[Records to use]

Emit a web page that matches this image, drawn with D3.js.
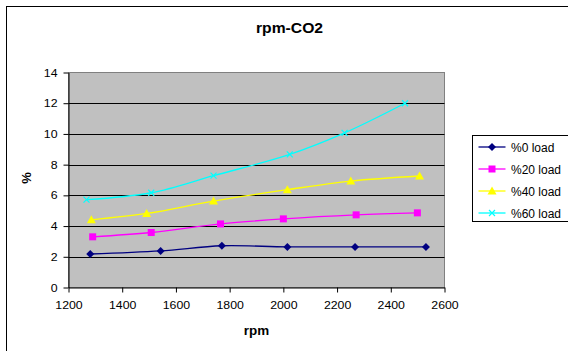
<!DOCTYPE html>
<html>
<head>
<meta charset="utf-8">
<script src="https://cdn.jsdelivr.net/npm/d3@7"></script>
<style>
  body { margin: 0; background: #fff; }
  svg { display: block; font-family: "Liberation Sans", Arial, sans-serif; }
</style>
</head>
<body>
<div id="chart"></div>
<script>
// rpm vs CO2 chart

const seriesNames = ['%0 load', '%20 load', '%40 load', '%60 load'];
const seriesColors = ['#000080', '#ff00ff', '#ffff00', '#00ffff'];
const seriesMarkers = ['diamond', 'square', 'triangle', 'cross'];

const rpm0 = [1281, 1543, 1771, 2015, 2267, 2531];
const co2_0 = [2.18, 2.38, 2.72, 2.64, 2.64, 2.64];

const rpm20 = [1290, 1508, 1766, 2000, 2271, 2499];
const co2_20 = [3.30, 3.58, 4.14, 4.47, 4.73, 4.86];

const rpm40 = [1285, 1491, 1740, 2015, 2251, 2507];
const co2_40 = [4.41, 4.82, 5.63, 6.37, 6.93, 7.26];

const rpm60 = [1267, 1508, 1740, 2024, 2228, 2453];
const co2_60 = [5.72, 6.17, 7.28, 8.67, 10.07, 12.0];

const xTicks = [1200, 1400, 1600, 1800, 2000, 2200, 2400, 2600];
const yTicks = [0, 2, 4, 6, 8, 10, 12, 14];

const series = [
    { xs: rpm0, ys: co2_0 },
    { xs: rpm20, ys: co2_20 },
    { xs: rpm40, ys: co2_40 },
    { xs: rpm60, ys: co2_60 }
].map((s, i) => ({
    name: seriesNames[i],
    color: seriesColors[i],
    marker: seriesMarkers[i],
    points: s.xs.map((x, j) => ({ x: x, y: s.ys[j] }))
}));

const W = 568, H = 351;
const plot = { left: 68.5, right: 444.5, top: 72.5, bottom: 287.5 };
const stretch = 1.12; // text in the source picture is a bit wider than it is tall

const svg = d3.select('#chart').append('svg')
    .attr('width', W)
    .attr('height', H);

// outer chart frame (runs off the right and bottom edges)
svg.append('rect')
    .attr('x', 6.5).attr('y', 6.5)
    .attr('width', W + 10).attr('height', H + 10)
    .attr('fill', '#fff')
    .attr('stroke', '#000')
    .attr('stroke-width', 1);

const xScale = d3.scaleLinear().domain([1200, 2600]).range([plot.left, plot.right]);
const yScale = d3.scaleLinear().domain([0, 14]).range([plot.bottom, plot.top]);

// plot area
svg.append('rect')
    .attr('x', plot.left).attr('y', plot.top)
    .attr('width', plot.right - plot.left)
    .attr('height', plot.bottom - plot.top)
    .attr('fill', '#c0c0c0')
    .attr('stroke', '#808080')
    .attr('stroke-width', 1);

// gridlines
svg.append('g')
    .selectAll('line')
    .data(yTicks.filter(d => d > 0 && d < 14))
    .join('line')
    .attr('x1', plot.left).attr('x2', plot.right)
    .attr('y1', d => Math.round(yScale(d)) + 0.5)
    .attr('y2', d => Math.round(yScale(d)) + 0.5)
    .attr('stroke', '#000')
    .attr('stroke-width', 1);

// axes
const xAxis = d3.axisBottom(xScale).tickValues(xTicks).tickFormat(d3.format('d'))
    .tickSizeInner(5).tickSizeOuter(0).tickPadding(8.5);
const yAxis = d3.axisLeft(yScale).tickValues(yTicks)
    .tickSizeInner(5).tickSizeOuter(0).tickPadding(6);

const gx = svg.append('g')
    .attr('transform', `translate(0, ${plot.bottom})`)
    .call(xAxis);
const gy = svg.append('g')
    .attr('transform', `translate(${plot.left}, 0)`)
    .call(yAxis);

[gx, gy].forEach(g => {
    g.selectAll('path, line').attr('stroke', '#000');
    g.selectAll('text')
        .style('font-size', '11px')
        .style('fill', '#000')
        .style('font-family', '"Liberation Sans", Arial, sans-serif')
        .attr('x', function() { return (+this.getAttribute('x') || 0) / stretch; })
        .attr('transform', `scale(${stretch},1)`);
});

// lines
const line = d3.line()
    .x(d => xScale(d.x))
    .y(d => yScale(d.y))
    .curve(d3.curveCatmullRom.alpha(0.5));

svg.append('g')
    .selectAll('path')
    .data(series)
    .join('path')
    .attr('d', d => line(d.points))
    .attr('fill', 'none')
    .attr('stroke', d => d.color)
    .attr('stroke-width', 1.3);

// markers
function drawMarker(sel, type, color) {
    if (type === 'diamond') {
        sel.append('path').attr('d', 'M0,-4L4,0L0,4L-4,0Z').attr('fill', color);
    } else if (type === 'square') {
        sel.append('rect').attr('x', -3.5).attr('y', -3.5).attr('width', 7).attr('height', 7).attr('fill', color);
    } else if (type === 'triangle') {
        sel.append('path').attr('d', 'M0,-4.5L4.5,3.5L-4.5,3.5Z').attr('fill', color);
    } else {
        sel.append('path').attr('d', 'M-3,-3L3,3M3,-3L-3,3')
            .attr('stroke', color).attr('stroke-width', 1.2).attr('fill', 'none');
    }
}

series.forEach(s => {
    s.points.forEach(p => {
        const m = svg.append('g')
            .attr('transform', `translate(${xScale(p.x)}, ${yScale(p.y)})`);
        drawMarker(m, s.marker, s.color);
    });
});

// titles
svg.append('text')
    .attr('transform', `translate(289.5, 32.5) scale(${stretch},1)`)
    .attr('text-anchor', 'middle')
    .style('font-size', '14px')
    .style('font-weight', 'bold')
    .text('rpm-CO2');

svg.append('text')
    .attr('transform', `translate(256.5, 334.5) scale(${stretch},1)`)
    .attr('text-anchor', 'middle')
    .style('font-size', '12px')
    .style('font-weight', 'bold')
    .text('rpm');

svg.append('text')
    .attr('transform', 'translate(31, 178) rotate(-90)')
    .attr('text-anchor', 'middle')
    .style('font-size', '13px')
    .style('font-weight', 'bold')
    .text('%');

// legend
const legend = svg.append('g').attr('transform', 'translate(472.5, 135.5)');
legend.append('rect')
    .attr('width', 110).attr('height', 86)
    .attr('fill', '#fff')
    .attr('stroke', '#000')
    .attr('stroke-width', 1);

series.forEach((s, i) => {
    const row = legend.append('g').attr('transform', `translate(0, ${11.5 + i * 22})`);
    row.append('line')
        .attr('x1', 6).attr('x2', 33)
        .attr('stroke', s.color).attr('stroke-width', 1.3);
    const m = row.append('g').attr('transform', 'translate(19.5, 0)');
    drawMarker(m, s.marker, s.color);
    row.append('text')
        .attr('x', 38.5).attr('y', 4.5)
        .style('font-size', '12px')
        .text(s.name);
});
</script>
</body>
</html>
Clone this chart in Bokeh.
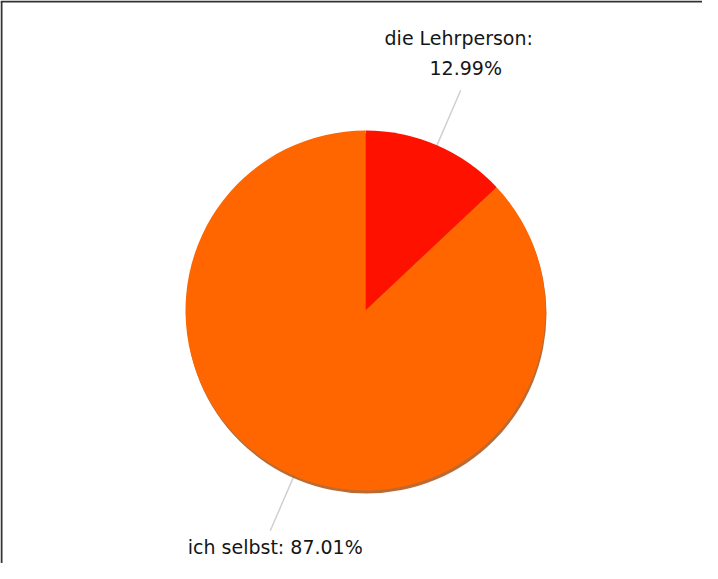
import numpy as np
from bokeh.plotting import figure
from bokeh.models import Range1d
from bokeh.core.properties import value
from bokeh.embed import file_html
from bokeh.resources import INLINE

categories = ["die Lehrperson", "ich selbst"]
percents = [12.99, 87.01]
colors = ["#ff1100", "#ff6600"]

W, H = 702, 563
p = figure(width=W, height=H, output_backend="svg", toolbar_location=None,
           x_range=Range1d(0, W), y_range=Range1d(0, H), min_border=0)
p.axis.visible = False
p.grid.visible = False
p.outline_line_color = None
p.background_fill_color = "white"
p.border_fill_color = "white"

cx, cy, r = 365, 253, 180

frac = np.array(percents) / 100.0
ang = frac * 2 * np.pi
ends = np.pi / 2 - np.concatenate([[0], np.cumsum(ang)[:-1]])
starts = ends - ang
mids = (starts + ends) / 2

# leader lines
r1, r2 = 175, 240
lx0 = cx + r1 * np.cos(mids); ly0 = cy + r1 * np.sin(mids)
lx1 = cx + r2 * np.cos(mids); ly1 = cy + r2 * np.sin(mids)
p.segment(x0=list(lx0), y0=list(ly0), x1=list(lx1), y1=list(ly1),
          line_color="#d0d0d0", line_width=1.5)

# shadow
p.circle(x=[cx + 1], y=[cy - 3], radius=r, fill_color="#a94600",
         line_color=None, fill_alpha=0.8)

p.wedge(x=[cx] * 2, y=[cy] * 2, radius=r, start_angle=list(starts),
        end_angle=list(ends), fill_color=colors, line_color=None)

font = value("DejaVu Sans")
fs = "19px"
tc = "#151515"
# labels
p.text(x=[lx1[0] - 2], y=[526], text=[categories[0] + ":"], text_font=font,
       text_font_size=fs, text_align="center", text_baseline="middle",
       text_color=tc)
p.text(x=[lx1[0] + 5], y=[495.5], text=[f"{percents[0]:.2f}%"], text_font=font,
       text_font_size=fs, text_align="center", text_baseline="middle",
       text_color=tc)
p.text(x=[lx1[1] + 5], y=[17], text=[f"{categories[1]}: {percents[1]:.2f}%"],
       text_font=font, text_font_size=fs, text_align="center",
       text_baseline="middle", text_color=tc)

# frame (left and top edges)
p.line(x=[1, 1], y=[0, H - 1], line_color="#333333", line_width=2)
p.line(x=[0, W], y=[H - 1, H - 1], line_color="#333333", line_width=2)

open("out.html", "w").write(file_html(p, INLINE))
==
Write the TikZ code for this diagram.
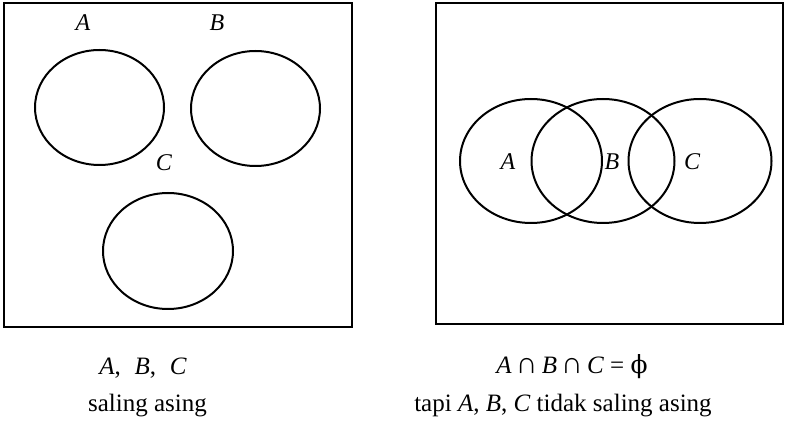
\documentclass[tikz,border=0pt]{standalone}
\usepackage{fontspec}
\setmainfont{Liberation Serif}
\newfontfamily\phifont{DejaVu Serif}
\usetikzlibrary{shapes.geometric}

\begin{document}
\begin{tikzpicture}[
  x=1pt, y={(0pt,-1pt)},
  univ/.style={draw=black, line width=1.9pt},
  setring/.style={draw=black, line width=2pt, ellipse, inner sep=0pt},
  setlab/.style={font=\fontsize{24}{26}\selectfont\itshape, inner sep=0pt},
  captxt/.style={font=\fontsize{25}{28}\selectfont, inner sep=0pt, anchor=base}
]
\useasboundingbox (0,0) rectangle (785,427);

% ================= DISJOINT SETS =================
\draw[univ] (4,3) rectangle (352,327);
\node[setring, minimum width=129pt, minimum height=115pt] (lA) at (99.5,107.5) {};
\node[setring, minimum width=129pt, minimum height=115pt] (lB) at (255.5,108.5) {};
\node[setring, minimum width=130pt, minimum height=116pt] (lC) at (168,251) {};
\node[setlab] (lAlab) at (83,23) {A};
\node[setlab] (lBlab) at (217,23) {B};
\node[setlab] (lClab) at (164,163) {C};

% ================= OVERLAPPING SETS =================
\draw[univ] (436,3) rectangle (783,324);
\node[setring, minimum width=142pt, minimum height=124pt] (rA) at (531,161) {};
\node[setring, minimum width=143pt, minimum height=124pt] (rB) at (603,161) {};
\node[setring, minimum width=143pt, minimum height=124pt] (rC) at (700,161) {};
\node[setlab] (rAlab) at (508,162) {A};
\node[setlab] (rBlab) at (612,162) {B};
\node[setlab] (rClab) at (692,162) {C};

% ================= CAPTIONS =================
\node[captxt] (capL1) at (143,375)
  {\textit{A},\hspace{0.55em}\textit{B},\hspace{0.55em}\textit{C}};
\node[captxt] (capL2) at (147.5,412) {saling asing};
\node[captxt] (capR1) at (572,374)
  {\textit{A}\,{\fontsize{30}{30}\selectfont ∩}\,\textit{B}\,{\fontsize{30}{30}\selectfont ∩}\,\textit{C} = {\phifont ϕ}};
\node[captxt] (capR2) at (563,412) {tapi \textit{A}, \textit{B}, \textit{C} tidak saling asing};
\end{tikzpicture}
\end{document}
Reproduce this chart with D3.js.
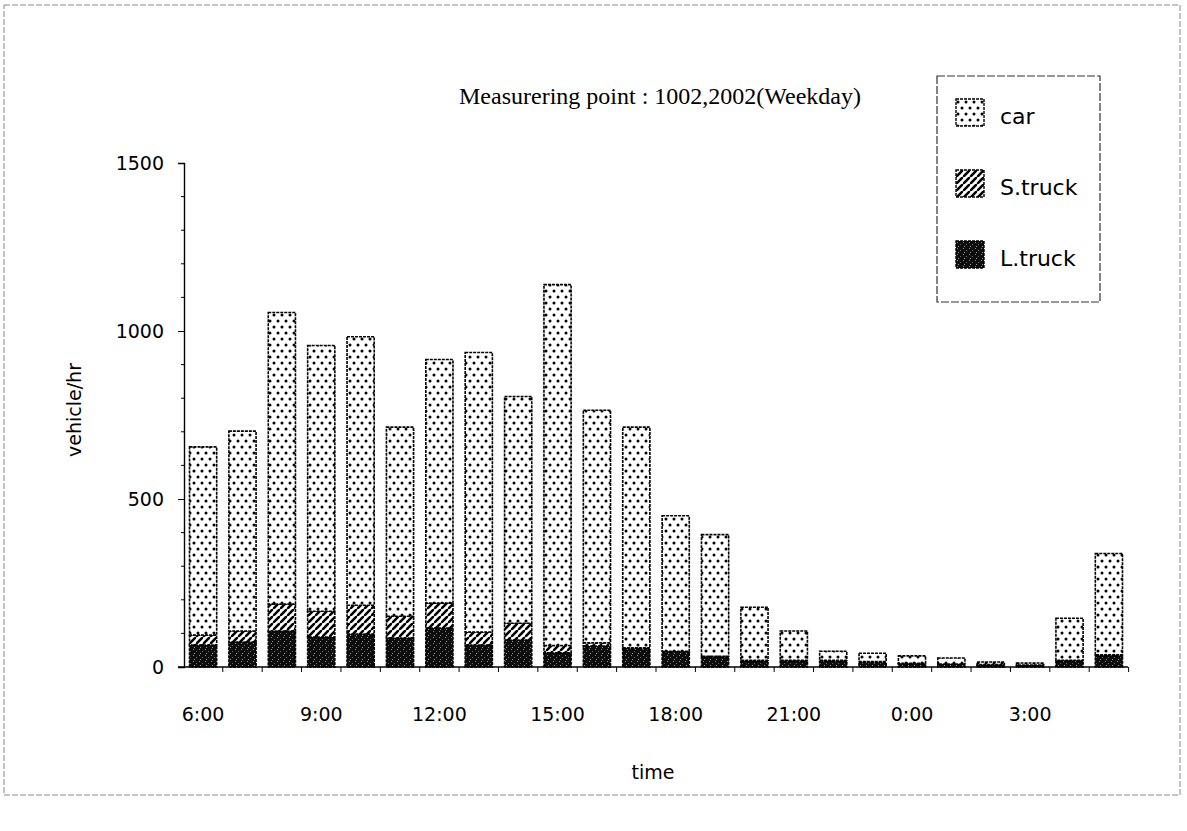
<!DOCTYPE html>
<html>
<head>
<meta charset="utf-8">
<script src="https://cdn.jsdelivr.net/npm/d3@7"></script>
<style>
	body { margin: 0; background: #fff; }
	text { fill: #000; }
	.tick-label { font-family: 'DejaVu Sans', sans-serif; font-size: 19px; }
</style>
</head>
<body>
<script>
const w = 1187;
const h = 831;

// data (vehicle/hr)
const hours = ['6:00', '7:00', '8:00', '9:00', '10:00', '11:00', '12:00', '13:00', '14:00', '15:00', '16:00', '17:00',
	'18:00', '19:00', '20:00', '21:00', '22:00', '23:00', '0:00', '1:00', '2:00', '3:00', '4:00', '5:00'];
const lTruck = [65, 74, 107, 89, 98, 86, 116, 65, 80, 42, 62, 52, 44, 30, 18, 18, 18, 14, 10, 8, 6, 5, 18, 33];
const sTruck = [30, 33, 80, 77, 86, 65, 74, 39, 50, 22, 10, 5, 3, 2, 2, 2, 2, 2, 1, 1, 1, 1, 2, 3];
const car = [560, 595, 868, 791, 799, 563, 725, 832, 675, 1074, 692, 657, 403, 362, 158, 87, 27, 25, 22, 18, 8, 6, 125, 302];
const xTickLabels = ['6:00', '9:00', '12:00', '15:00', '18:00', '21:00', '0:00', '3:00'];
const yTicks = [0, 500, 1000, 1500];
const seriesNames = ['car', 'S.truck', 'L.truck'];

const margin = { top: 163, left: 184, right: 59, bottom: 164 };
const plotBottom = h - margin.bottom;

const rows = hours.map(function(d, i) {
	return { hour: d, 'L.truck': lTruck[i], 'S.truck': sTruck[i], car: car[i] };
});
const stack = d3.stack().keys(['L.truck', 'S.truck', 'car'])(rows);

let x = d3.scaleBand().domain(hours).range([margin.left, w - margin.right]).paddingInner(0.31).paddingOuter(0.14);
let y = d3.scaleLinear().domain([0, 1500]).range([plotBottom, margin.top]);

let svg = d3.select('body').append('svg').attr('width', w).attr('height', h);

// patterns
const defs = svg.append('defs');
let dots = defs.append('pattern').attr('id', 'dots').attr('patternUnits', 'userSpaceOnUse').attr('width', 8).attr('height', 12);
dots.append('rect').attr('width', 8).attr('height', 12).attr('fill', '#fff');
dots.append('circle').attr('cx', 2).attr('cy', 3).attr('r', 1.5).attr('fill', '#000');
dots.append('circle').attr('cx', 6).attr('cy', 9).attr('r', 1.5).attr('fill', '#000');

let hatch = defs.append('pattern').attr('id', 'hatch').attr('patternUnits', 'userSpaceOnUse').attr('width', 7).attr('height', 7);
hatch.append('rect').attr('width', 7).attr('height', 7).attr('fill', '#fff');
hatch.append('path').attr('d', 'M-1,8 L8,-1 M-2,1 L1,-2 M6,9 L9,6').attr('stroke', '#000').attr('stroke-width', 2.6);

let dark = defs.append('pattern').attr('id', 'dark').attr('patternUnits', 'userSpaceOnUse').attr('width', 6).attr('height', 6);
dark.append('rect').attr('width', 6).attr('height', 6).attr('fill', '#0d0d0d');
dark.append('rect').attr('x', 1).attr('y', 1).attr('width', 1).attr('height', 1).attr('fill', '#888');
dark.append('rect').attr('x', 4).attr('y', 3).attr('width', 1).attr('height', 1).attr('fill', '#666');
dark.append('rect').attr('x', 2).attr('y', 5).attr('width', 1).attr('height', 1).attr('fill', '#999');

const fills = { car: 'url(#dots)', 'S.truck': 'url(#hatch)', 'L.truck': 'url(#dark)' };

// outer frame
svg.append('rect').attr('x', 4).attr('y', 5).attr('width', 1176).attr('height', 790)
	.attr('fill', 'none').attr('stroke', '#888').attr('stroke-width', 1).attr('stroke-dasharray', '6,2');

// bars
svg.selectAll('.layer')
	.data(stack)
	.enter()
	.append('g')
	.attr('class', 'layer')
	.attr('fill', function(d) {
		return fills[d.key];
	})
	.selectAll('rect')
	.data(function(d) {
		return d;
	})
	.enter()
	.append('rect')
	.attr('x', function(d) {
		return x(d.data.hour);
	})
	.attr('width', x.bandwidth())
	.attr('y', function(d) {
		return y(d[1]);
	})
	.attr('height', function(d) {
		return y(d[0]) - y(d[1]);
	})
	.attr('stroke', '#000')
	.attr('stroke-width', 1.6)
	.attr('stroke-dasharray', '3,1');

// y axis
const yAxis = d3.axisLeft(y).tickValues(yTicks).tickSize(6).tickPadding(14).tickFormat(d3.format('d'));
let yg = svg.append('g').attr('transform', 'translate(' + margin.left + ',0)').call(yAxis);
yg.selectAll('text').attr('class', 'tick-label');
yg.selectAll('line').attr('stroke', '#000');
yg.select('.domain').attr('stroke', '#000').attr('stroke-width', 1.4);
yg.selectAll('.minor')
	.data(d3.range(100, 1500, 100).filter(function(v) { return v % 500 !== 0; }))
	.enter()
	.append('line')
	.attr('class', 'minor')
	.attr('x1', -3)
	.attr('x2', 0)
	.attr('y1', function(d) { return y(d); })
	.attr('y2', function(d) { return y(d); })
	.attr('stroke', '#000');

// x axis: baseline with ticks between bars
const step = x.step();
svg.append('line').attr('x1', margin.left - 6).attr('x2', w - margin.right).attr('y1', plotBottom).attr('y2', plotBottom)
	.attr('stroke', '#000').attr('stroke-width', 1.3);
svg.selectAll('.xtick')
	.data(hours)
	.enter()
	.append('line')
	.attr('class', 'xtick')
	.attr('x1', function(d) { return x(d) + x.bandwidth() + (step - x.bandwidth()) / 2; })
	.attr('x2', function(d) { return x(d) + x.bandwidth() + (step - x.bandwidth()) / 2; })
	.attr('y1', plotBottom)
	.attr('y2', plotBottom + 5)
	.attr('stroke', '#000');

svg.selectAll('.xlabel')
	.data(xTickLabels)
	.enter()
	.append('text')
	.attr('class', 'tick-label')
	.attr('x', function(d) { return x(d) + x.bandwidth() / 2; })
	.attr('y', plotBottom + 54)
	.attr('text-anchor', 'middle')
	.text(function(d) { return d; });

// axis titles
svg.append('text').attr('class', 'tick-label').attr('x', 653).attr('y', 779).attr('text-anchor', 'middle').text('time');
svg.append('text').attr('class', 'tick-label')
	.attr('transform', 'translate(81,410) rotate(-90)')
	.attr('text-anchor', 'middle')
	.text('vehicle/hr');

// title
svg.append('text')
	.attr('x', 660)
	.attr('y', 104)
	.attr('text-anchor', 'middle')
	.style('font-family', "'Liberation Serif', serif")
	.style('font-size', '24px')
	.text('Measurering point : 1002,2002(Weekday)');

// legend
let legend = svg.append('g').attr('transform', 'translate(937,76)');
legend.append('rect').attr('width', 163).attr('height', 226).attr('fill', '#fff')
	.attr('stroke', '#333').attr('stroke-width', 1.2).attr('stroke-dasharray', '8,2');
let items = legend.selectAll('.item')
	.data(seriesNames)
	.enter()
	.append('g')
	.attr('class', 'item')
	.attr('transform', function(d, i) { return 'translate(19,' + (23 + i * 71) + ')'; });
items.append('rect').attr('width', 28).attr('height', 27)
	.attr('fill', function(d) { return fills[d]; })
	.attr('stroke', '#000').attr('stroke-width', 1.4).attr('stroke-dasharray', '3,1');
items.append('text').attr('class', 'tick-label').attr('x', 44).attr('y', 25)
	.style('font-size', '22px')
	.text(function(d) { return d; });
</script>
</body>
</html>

[Your task] Find the word "with" in the entries above and gather every line that holds it.

[Task output]
Emit a web page that matches this image, drawn with D3.js.
Reproduce this chart with D3.js.
// x axis: baseline with ticks between bars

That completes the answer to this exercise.